DESCRIPTION OF THE TASK
Copy everything in the data below exactly except the pictures.
··· COLLECTED DATA ···
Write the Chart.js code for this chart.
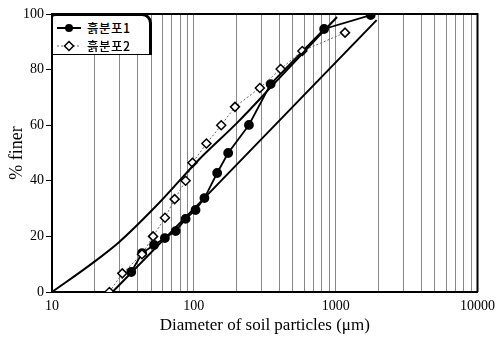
<!DOCTYPE html>
<html>
<head>
<meta charset="utf-8">
<script src="https://cdn.jsdelivr.net/npm/chart.js@4"></script>
<style>
  html, body { margin: 0; padding: 0; background: #fff; }
  #wrap { position: relative; width: 501px; height: 340px; }
  #legend {
    position: absolute; left: 52px; top: 13px; width: 96px; height: 38px;
    background: #fff; border: 1px solid #000; border-top-width: 3px; border-right-width: 3px;
    border-top-right-radius: 10px; border-top-left-radius: 4px;
    font-family: "Noto Sans CJK KR", sans-serif; font-size: 12.5px; font-weight: 500; color: #000;
  }
  .row { position: absolute; left: 4px; height: 16px; line-height: 16px; white-space: nowrap; }
  .row svg { vertical-align: middle; }
  .row span { margin-left: 6px; vertical-align: middle; letter-spacing: 0.5px; }
</style>
</head>
<body>
<div id="wrap">
  <canvas id="chart" width="501" height="340"></canvas>
  <div id="legend">
    <div class="row" style="top:2px">
      <svg width="24" height="12"><line x1="0" y1="6" x2="24" y2="6" stroke="#000" stroke-width="2"/><circle cx="12" cy="6" r="4" fill="#000"/></svg><span>흙분포1</span>
    </div>
    <div class="row" style="top:20px">
      <svg width="24" height="12"><line x1="0" y1="6" x2="24" y2="6" stroke="#666" stroke-width="1" stroke-dasharray="2,2"/><polygon points="12,1.5 16.5,6 12,10.5 7.5,6" fill="#fff" stroke="#000" stroke-width="1.5"/></svg><span>흙분포2</span>
    </div>
  </div>
</div>
<script>
// particle size (um) and % finer
var soil1X = [36.2, 43.2, 52.4, 62.5, 74.5, 87.5, 102.8, 118.8, 146, 174.6, 244.6, 348, 829, 1766]
var soil1Y = [7.2, 14, 16.9, 19.4, 21.9, 26.3, 29.5, 33.8, 42.8, 50, 60.1, 74.8, 94.6, 99.6]

var soil2X = [25.4, 31.3, 43.1, 51.6, 62.6, 73.3, 87.5, 97.9, 122.7, 156, 195, 292, 409, 582, 1164]
var soil2Y = [0, 6.7, 13.6, 20, 26.7, 33.4, 40, 46.5, 53.4, 60, 66.6, 73.4, 80.2, 86.7, 93.3]

// grading envelope lines
var upperX = [10, 19.3, 29.8, 56.8, 108, 205, 390, 741, 1023]
var upperY = [0, 10.4, 18, 32, 47.5, 61.2, 76.3, 91.4, 98.9]
var lowerX = [26.7, 120.8, 1945]
var lowerY = [0, 34.2, 97.8]

var xGrid = [10, 20, 30, 40, 50, 60, 70, 80, 90,
             100, 200, 300, 400, 500, 600, 700, 800, 900,
             1000, 2000, 3000, 4000, 5000, 6000, 7000, 8000, 9000, 10000]
var xTickLabels = ['10', '100', '1000', '10000']
var yTicks = [0, 20, 40, 60, 80, 100]

function pts(xs, ys) {
  return xs.map((x, i) => ({x: x, y: ys[i]}))
}

var frame = {
  id: 'frame',
  afterDraw(chart) {
    let a = chart.chartArea
    let ctx = chart.ctx
    ctx.save()
    ctx.strokeStyle = '#000'
    ctx.lineWidth = 2
    ctx.beginPath()
    ctx.moveTo(a.left, a.top)
    ctx.lineTo(a.right, a.top)
    ctx.lineTo(a.right, a.bottom)
    ctx.stroke()
    ctx.restore()
  }
}

new Chart(document.getElementById('chart'), {
  type: 'scatter',
  data: {
    datasets: [
      {label: 'upper', data: pts(upperX, upperY), showLine: true, borderColor: '#000', borderWidth: 2,
       pointRadius: 0, cubicInterpolationMode: 'monotone'},
      {label: 'lower', data: pts(lowerX, lowerY), showLine: true, borderColor: '#000', borderWidth: 2,
       pointRadius: 0},
      {label: '흙분포2', data: pts(soil2X, soil2Y), showLine: true, borderColor: '#666', borderWidth: 1,
       borderDash: [2, 2], pointStyle: 'rectRot', pointRadius: 4.5, pointBackgroundColor: '#fff',
       pointBorderColor: '#000', pointBorderWidth: 1.5},
      {label: '흙분포1', data: pts(soil1X, soil1Y), showLine: true, borderColor: '#000', borderWidth: 1.8,
       pointStyle: 'circle', pointRadius: 4, pointBackgroundColor: '#000', pointBorderColor: '#000'}
    ]
  },
  options: {
    responsive: false,
    animation: false,
    devicePixelRatio: 1,
    layout: {padding: {top: 14, right: 19, left: 0, bottom: 0}},
    plugins: {legend: {display: false}, tooltip: {enabled: false}},
    scales: {
      x: {
        type: 'logarithmic', min: 10, max: 10000,
        afterBuildTicks: (scale) => { scale.ticks = xGrid.map(v => ({value: v})) },
        afterFit: (scale) => { scale.height = 48 },
        ticks: {
          autoSkip: false, maxRotation: 0, padding: 6, color: '#000',
          font: {family: '"Liberation Serif", serif', size: 14},
          callback: (v) => xTickLabels.indexOf(String(v)) >= 0 ? String(v) : ''
        },
        grid: {color: '#888', lineWidth: 1, drawTicks: false},
        border: {color: '#000', width: 2},
        title: {display: true, text: 'Diameter of soil particles (μm)', color: '#000',
                font: {family: '"Liberation Serif", serif', size: 17}, padding: {top: 0, bottom: 4}}
      },
      y: {
        min: 0, max: 100,
        afterBuildTicks: (scale) => { scale.ticks = yTicks.map(v => ({value: v})) },
        afterFit: (scale) => { scale.width = 52 },
        ticks: {color: '#000', padding: 2, font: {family: '"Liberation Serif", serif', size: 14}},
        grid: {drawOnChartArea: false, drawTicks: true, tickLength: 6, tickColor: '#000'},
        border: {color: '#000', width: 2},
        title: {display: true, text: '% finer', color: '#000',
                font: {family: '"Liberation Serif", serif', size: 18}, padding: {top: 6, bottom: 0}}
      }
    }
  },
  plugins: [frame]
})
</script>
</body>
</html>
···
EXPECTED OUTPUT
Write the Chart.js code for this chart.
<!DOCTYPE html>
<html>
<head>
<meta charset="utf-8">
<script src="https://cdn.jsdelivr.net/npm/chart.js@4"></script>
<style>
  html, body { margin: 0; padding: 0; background: #fff; }
  #wrap { position: relative; width: 501px; height: 340px; }
  #legend {
    position: absolute; left: 52px; top: 13px; width: 96px; height: 38px;
    background: #fff; border: 1px solid #000; border-top-width: 3px; border-right-width: 3px;
    border-top-right-radius: 10px; border-top-left-radius: 4px;
    font-family: "Noto Sans CJK KR", sans-serif; font-size: 12.5px; font-weight: 500; color: #000;
  }
  .row { position: absolute; left: 4px; height: 16px; line-height: 16px; white-space: nowrap; }
  .row svg { vertical-align: middle; }
  .row span { margin-left: 6px; vertical-align: middle; letter-spacing: 0.5px; }
</style>
</head>
<body>
<div id="wrap">
  <canvas id="chart" width="501" height="340"></canvas>
  <div id="legend">
    <div class="row" style="top:2px">
      <svg width="24" height="12"><line x1="0" y1="6" x2="24" y2="6" stroke="#000" stroke-width="2"/><circle cx="12" cy="6" r="4" fill="#000"/></svg><span>흙분포1</span>
    </div>
    <div class="row" style="top:20px">
      <svg width="24" height="12"><line x1="0" y1="6" x2="24" y2="6" stroke="#666" stroke-width="1" stroke-dasharray="2,2"/><polygon points="12,1.5 16.5,6 12,10.5 7.5,6" fill="#fff" stroke="#000" stroke-width="1.5"/></svg><span>흙분포2</span>
    </div>
  </div>
</div>
<script>
// particle size (um) and % finer
var soil1X = [36.2, 43.2, 52.4, 62.5, 74.5, 87.5, 102.8, 118.8, 146, 174.6, 244.6, 348, 829, 1766]
var soil1Y = [7.2, 14, 16.9, 19.4, 21.9, 26.3, 29.5, 33.8, 42.8, 50, 60.1, 74.8, 94.6, 99.6]

var soil2X = [25.4, 31.3, 43.1, 51.6, 62.6, 73.3, 87.5, 97.9, 122.7, 156, 195, 292, 409, 582, 1164]
var soil2Y = [0, 6.7, 13.6, 20, 26.7, 33.4, 40, 46.5, 53.4, 60, 66.6, 73.4, 80.2, 86.7, 93.3]

// grading envelope lines
var upperX = [10, 19.3, 29.8, 56.8, 108, 205, 390, 741, 1023]
var upperY = [0, 10.4, 18, 32, 47.5, 61.2, 76.3, 91.4, 98.9]
var lowerX = [26.7, 120.8, 1945]
var lowerY = [0, 34.2, 97.8]

var xGrid = [10, 20, 30, 40, 50, 60, 70, 80, 90,
             100, 200, 300, 400, 500, 600, 700, 800, 900,
             1000, 2000, 3000, 4000, 5000, 6000, 7000, 8000, 9000, 10000]
var xTickLabels = ['10', '100', '1000', '10000']
var yTicks = [0, 20, 40, 60, 80, 100]

function pts(xs, ys) {
  return xs.map((x, i) => ({x: x, y: ys[i]}))
}

var frame = {
  id: 'frame',
  afterDraw(chart) {
    let a = chart.chartArea
    let ctx = chart.ctx
    ctx.save()
    ctx.strokeStyle = '#000'
    ctx.lineWidth = 2
    ctx.beginPath()
    ctx.moveTo(a.left, a.top)
    ctx.lineTo(a.right, a.top)
    ctx.lineTo(a.right, a.bottom)
    ctx.stroke()
    ctx.restore()
  }
}

new Chart(document.getElementById('chart'), {
  type: 'scatter',
  data: {
    datasets: [
      {label: 'upper', data: pts(upperX, upperY), showLine: true, borderColor: '#000', borderWidth: 2,
       pointRadius: 0, cubicInterpolationMode: 'monotone'},
      {label: 'lower', data: pts(lowerX, lowerY), showLine: true, borderColor: '#000', borderWidth: 2,
       pointRadius: 0},
      {label: '흙분포2', data: pts(soil2X, soil2Y), showLine: true, borderColor: '#666', borderWidth: 1,
       borderDash: [2, 2], pointStyle: 'rectRot', pointRadius: 4.5, pointBackgroundColor: '#fff',
       pointBorderColor: '#000', pointBorderWidth: 1.5},
      {label: '흙분포1', data: pts(soil1X, soil1Y), showLine: true, borderColor: '#000', borderWidth: 1.8,
       pointStyle: 'circle', pointRadius: 4, pointBackgroundColor: '#000', pointBorderColor: '#000'}
    ]
  },
  options: {
    responsive: false,
    animation: false,
    devicePixelRatio: 1,
    layout: {padding: {top: 14, right: 19, left: 0, bottom: 0}},
    plugins: {legend: {display: false}, tooltip: {enabled: false}},
    scales: {
      x: {
        type: 'logarithmic', min: 10, max: 10000,
        afterBuildTicks: (scale) => { scale.ticks = xGrid.map(v => ({value: v})) },
        afterFit: (scale) => { scale.height = 48 },
        ticks: {
          autoSkip: false, maxRotation: 0, padding: 6, color: '#000',
          font: {family: '"Liberation Serif", serif', size: 14},
          callback: (v) => xTickLabels.indexOf(String(v)) >= 0 ? String(v) : ''
        },
        grid: {color: '#888', lineWidth: 1, drawTicks: false},
        border: {color: '#000', width: 2},
        title: {display: true, text: 'Diameter of soil particles (μm)', color: '#000',
                font: {family: '"Liberation Serif", serif', size: 17}, padding: {top: 0, bottom: 4}}
      },
      y: {
        min: 0, max: 100,
        afterBuildTicks: (scale) => { scale.ticks = yTicks.map(v => ({value: v})) },
        afterFit: (scale) => { scale.width = 52 },
        ticks: {color: '#000', padding: 2, font: {family: '"Liberation Serif", serif', size: 14}},
        grid: {drawOnChartArea: false, drawTicks: true, tickLength: 6, tickColor: '#000'},
        border: {color: '#000', width: 2},
        title: {display: true, text: '% finer', color: '#000',
                font: {family: '"Liberation Serif", serif', size: 18}, padding: {top: 6, bottom: 0}}
      }
    }
  },
  plugins: [frame]
})
</script>
</body>
</html>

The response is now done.